Sunday, August 12, 2012
Finding value: Correlation vs Causation
There's a great scene in the Steve Martin movie "All of Me" where an Indian Holy Man is staying in a modern hotel and he flushes a toilet for the first time and the telephone rings. He flushes again and the phone rings again. So he thinks that flushing the toilet makes the phone ring.
Unfortunately, this gag describes the state of the human reasoning mechanism throughout much of modern human history.
To think that flushing the toilet makes the phone ring because these things happened together - they were correlated - at one time, forms the basis of almost all political and economic argument today.

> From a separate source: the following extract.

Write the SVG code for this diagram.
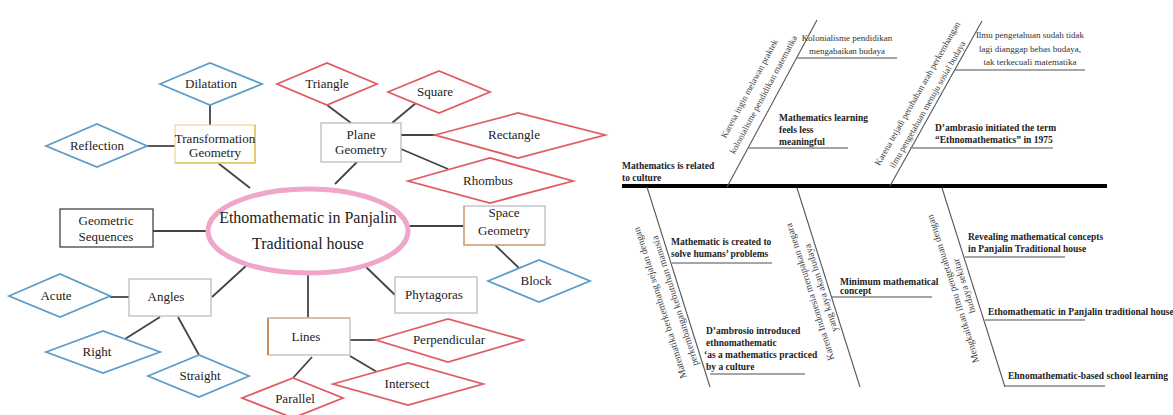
<svg xmlns="http://www.w3.org/2000/svg" width="1173" height="415" viewBox="0 0 1173 415">
<style>
.bg{fill:#fff}
.dB{fill:#fff;stroke:#5e9cc9;stroke-width:1.8}
.dR{fill:#fff;stroke:#e05c62;stroke-width:1.8}
.box{fill:#fff;stroke:#b8b8b8;stroke-width:1.2}
.t{font-family:"Liberation Serif","Times New Roman",serif;font-size:13px;fill:#222;text-anchor:middle}
.tc{font-family:"Liberation Serif","Times New Roman",serif;font-size:16px;fill:#222;text-anchor:middle}
.con line{stroke:#444;stroke-width:1.8}
.fb line{stroke:#555;stroke-width:1.1}
.fb line.sub{stroke:#888;stroke-width:1.6}
.fb line.spine{stroke:#000;stroke-width:4}
.b{font-family:"Liberation Serif","Times New Roman",serif;font-size:9.5px;font-weight:bold;fill:#222}
.r{font-family:"Liberation Serif","Times New Roman",serif;font-size:9px;fill:#333}
.rm{font-family:"Liberation Serif","Times New Roman",serif;font-size:9px;fill:#444;text-anchor:middle}
.rl{font-family:"Liberation Serif","Times New Roman",serif;font-size:9.8px;fill:#444;text-anchor:middle}
</style>
<rect class="bg" x="0" y="0" width="1173" height="415"/>

<g id="mindmap-connectors" class="con">
<line x1="210" y1="105" x2="210" y2="125"/>
<line x1="147" y1="146" x2="175" y2="146"/>
<line x1="218" y1="163" x2="250" y2="188"/>
<line x1="153" y1="231" x2="208" y2="231"/>
<line x1="110" y1="297" x2="129" y2="297"/>
<line x1="160" y1="317" x2="125" y2="339"/>
<line x1="178" y1="317" x2="199" y2="355"/>
<line x1="212" y1="297" x2="247" y2="265"/>
<line x1="327" y1="105" x2="351" y2="123"/>
<line x1="416" y1="103" x2="392" y2="123"/>
<line x1="401" y1="135" x2="435" y2="135"/>
<line x1="401" y1="149" x2="448" y2="169"/>
<line x1="357" y1="162" x2="335" y2="184"/>
<line x1="408" y1="226" x2="464" y2="226"/>
<line x1="495" y1="245" x2="520" y2="269"/>
<line x1="364" y1="265" x2="395" y2="295"/>
<line x1="308" y1="273" x2="308" y2="318"/>
<line x1="350" y1="340" x2="376" y2="340"/>
<line x1="350" y1="356" x2="377" y2="372"/>
<line x1="312" y1="357" x2="293" y2="378"/>
</g>

<g id="center">
<ellipse cx="308" cy="231" rx="100" ry="42" fill="#fff" stroke="#efa6c9" stroke-width="5"/>
<text class="tc" x="308" y="223">Ethomathematic in Panjalin</text>
<text class="tc" x="308" y="249">Traditional house</text>
</g>

<g id="transformation-geometry">
<rect x="175" y="125" width="80" height="38" fill="#fff" stroke="#ecd89a" stroke-width="1.2"/>
<path d="M175,163 H255 V125" fill="none" stroke="#e6c15c" stroke-width="1.6"/>
<text class="t" x="215" y="143">Transformation</text>
<text class="t" x="215" y="157">Geometry</text>
</g>
<g id="dilatation"><polygon class="dB" points="160,84 210,63 262,84 210,105"/><text class="t" x="211" y="88">Dilatation</text></g>
<g id="reflection"><polygon class="dB" points="46,146 97,124 147,146 97,167"/><text class="t" x="97" y="150">Reflection</text></g>

<g id="geometric-sequences">
<rect x="60" y="209" width="93" height="38" fill="#fff" stroke="#444" stroke-width="1.3"/>
<text class="t" x="106" y="225">Geometric</text>
<text class="t" x="106" y="241">Sequences</text>
</g>

<g id="angles"><rect class="box" x="129" y="279" width="82" height="37"/><text class="t" x="166" y="301">Angles</text></g>
<g id="acute"><polygon class="dB" points="9,296 60,274 110,296 60,317"/><text class="t" x="56" y="300">Acute</text></g>
<g id="right"><polygon class="dB" points="46,352 103,331 160,352 103,373"/><text class="t" x="97" y="356">Right</text></g>
<g id="straight"><polygon class="dB" points="148,376 199,355 249,376 199,397"/><text class="t" x="200" y="380">Straight</text></g>

<g id="plane-geometry"><rect class="box" x="321" y="123" width="80" height="39"/><text class="t" x="361" y="139">Plane</text><text class="t" x="361" y="154">Geometry</text></g>
<g id="triangle"><polygon class="dR" points="277,84 327,63 377,84 327,105"/><text class="t" x="327" y="88">Triangle</text></g>
<g id="square"><polygon class="dR" points="388,92 439,71 490,92 439,113"/><text class="t" x="435" y="96">Square</text></g>
<g id="rectangle"><polygon class="dR" points="435,135 518,113 605,135 518,158"/><text class="t" x="514" y="139">Rectangle</text></g>
<g id="rhombus"><polygon class="dR" points="408,181 490,158 573,181 490,203"/><text class="t" x="488" y="185">Rhombus</text></g>

<g id="space-geometry">
<rect class="box" x="464" y="206" width="81" height="39"/>
<path d="M464,206 V245 H545" fill="none" stroke="#d9a77a" stroke-width="1.6"/>
<text class="t" x="504" y="217">Space</text><text class="t" x="504" y="235">Geometry</text>
</g>
<g id="block"><polygon class="dB" points="488,281 539,260 590,281 539,302"/><text class="t" x="536" y="285">Block</text></g>

<g id="phytagoras"><rect class="box" x="395" y="277" width="82" height="36"/><text class="t" x="434" y="299">Phytagoras</text></g>

<g id="lines">
<rect class="box" x="268" y="318" width="82" height="37"/>
<path d="M268,318 V355" fill="none" stroke="#c98a55" stroke-width="2"/>
<path d="M268,318 H350" fill="none" stroke="#ddb99a" stroke-width="1.4"/>
<text class="t" x="306" y="341">Lines</text>
</g>
<g id="perpendicular"><polygon class="dR" points="376,340 448,319 523,340 448,362"/><text class="t" x="449" y="344">Perpendicular</text></g>
<g id="intersect"><polygon class="dR" points="333,384 408,363 483,384 408,405"/><text class="t" x="407" y="388">Intersect</text></g>
<g id="parallel"><polygon class="dR" points="242,398 293,378 343,398 293,418"/><text class="t" x="295" y="403">Parallel</text></g>

<g id="fishbone-connectors" class="fb">
<line class="spine" x1="622" y1="186" x2="1107" y2="186"/>
<line x1="727" y1="187" x2="817" y2="20"/>
<line x1="890" y1="186" x2="982" y2="21"/>
<line x1="647" y1="187" x2="710" y2="387"/>
<line x1="797" y1="188" x2="860" y2="387"/>
<line x1="942" y1="188" x2="1005" y2="387"/>
<line class="sub" x1="797" y1="58" x2="897" y2="58"/>
<line class="sub" x1="748" y1="148" x2="848" y2="148"/>
<line class="sub" x1="955" y1="70" x2="1085" y2="70"/>
<line class="sub" x1="910" y1="148" x2="1053" y2="148"/>
<line class="sub" x1="672" y1="263" x2="772" y2="263"/>
<line class="sub" x1="710" y1="374" x2="805" y2="374"/>
<line class="sub" x1="832" y1="297" x2="932" y2="297"/>
<line class="sub" x1="965" y1="257" x2="1065" y2="257"/>
<line class="sub" x1="985" y1="320" x2="1085" y2="320"/>
<line class="sub" x1="1005" y1="386" x2="1105" y2="386"/>
</g>

<g id="fb-head"><text class="b" x="622" y="169">Mathematics is related</text><text class="b" x="622" y="181">to culture</text></g>

<g id="bone-a">
<text class="rm" transform="translate(752,90) rotate(-61.8)">Karena ingin melawan praktek</text>
<text class="rm" transform="translate(766,96) rotate(-61.8)">kolonialisme pendidikan matematika</text>
</g>
<g id="kolonialisme"><text class="r" x="847" y="41" text-anchor="middle">Kolonialisme pendidikan</text><text class="r" x="847" y="54" text-anchor="middle">mengabaikan budaya</text></g>
<g id="learning-meaningless"><text class="b" x="779" y="121">Mathematics learning</text><text class="b" x="779" y="133">feels less</text><text class="b" x="779" y="145">meaningful</text></g>

<g id="bone-b">
<text class="rm" transform="translate(920,95) rotate(-60.4)">Karena terjadi perubahan arah perkembangan</text>
<text class="rm" transform="translate(930,106) rotate(-60.4)">ilmu pengetahuan menuju sosial budaya</text>
</g>
<g id="ilmu"><text class="r" x="1030" y="38" text-anchor="middle">Ilmu pengetahuan sudah tidak</text><text class="r" x="1030" y="52" text-anchor="middle">lagi dianggap bebas budaya,</text><text class="r" x="1030" y="65" text-anchor="middle">tak terkecuali matematika</text></g>
<g id="dambrasio-1975"><text class="b" x="935" y="131">D’ambrasio initiated the term</text><text class="b" x="935" y="143">“Ethnomathematics” in 1975</text></g>

<g id="bone-c">
<text class="rl" transform="translate(663,302) rotate(-107.5)">Matematika berkembang sejalan dengan</text>
<text class="rl" transform="translate(678,300) rotate(-107.5)">perkembangan kebutuhan manusia</text>
</g>
<g id="created"><text class="b" x="671" y="245">Mathematic is created to</text><text class="b" x="671" y="257">solve humans’ problems</text></g>
<g id="introduced"><text class="b" x="706" y="334">D’ambrosio introduced</text><text class="b" x="706" y="346">ethnomathematic</text><text class="b" x="704" y="358">‘as a mathematics practiced</text><text class="b" x="706" y="370">by a culture</text></g>

<g id="bone-d">
<text class="rl" transform="translate(813,291) rotate(-107.5)">Karena Indonesia merupakan negara</text>
<text class="rl" transform="translate(824,287) rotate(-107.5)">yang kaya akan budaya</text>
</g>
<g id="minimum"><text class="b" x="840" y="285">Minimum mathematical</text><text class="b" x="840" y="294">concept</text></g>

<g id="bone-e">
<text class="rl" transform="translate(956,288) rotate(-107.5)">Mengkaitkan ilmu pengetahuan dengan</text>
<text class="rl" transform="translate(967,285) rotate(-107.5)">budaya sekitar</text>
</g>
<g id="revealing"><text class="b" x="968" y="240">Revealing mathematical concepts</text><text class="b" x="968" y="252">in Panjalin Traditional house</text></g>
<g id="ethomathematic-house"><text class="b" x="988" y="315">Ethomathematic in Panjalin traditional house</text></g>
<g id="school-learning"><text class="b" x="1008" y="379">Ehnomathematic-based school learning</text></g>
</svg>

This is a great sight gag. And it is no dumber than saying, for example, that because for 40 years stocks went up, they will always go up over time.

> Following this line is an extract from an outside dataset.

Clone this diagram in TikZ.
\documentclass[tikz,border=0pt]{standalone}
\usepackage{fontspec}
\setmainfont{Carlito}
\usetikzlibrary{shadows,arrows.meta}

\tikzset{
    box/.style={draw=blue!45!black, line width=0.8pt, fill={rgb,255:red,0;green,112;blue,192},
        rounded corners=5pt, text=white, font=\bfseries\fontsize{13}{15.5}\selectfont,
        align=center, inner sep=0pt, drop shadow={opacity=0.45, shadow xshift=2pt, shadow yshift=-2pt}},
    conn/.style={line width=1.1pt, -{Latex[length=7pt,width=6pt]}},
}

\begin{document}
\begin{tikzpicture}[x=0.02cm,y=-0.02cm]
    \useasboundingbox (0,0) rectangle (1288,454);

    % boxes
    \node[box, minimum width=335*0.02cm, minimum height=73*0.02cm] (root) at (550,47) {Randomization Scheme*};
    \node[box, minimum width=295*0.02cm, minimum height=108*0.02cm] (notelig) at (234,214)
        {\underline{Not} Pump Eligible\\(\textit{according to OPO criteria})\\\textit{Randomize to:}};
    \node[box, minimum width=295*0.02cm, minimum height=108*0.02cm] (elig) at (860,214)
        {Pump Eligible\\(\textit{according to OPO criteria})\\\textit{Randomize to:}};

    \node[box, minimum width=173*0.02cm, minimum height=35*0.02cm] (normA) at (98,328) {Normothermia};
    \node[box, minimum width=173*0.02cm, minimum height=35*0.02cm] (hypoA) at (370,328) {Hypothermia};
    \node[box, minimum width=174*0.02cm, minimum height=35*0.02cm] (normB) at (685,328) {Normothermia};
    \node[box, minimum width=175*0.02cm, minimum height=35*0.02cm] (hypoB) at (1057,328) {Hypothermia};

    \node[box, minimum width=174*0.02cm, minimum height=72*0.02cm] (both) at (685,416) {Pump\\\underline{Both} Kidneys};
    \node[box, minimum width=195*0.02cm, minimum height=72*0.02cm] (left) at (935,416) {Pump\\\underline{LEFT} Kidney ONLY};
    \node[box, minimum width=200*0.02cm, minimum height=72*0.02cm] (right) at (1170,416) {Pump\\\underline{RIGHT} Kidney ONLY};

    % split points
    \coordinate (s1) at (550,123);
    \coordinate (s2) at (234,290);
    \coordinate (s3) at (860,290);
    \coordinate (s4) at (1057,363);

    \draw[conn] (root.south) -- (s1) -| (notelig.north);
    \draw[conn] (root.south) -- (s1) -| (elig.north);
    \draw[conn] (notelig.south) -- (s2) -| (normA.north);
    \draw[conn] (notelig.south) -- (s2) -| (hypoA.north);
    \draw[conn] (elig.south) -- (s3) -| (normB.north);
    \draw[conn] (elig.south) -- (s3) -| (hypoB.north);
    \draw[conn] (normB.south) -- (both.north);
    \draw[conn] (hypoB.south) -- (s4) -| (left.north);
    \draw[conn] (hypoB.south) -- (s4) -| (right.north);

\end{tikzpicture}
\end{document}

Or saying that when Reagan cut the top marginal tax rate in 1980 from 70 percent to 55 percent in a surplus economy and the number we use to describe GDP got bigger, the same thing will happen in 2012 if we cut the top rate from 30 to 25 in a deficit economy.
Or saying that because a certain chart pattern occurred in 2001 and a stock or commodity went up - the same chart pattern will produce the same result in 2012.

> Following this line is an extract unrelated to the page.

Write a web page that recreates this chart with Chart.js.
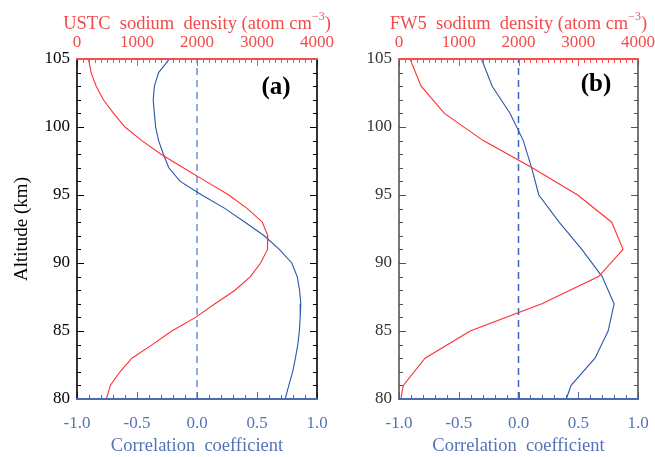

Or by saying that when a certain law was passed in 1933 - certain stocks went up, so the same stocks will go up if a similar law is reenacted in 2012.
Or saying because at object realized a certain price in a recent auction therefor that is the "fair market value" of the object.
Or saying because a certain junior gold stock X found x ounces in the ground and its stock price went up, therefor when a certain junior gold stock Y finds x ounces in the ground it stock price should go up.
Or saying because Paul Wolfowitz is Jewish, US foreign policy is deployed in the service of Israel.
And the culmination of this sloppy thinking results in arguments that suggest a desired result (i.e. "bring down the deficit") is the same as having a viable plan to bring about the desired result.
In other words: I speak a sentence in which a desired result occurs (the correlation), therefor I will bring this result about in physical reality.
Put this way, this assertion sounds incredibly stupid, yet it lies at the heart of 99% of political and economic argumentation.
How does this apply to you finding value in the real economy today?
If you can see the fallacy in this type of argumentation you can begin to analyze things for yourself, in stead of relying on "experts."
And, unfortunately, thinking for yourself is the only way to find value in the modern political economy.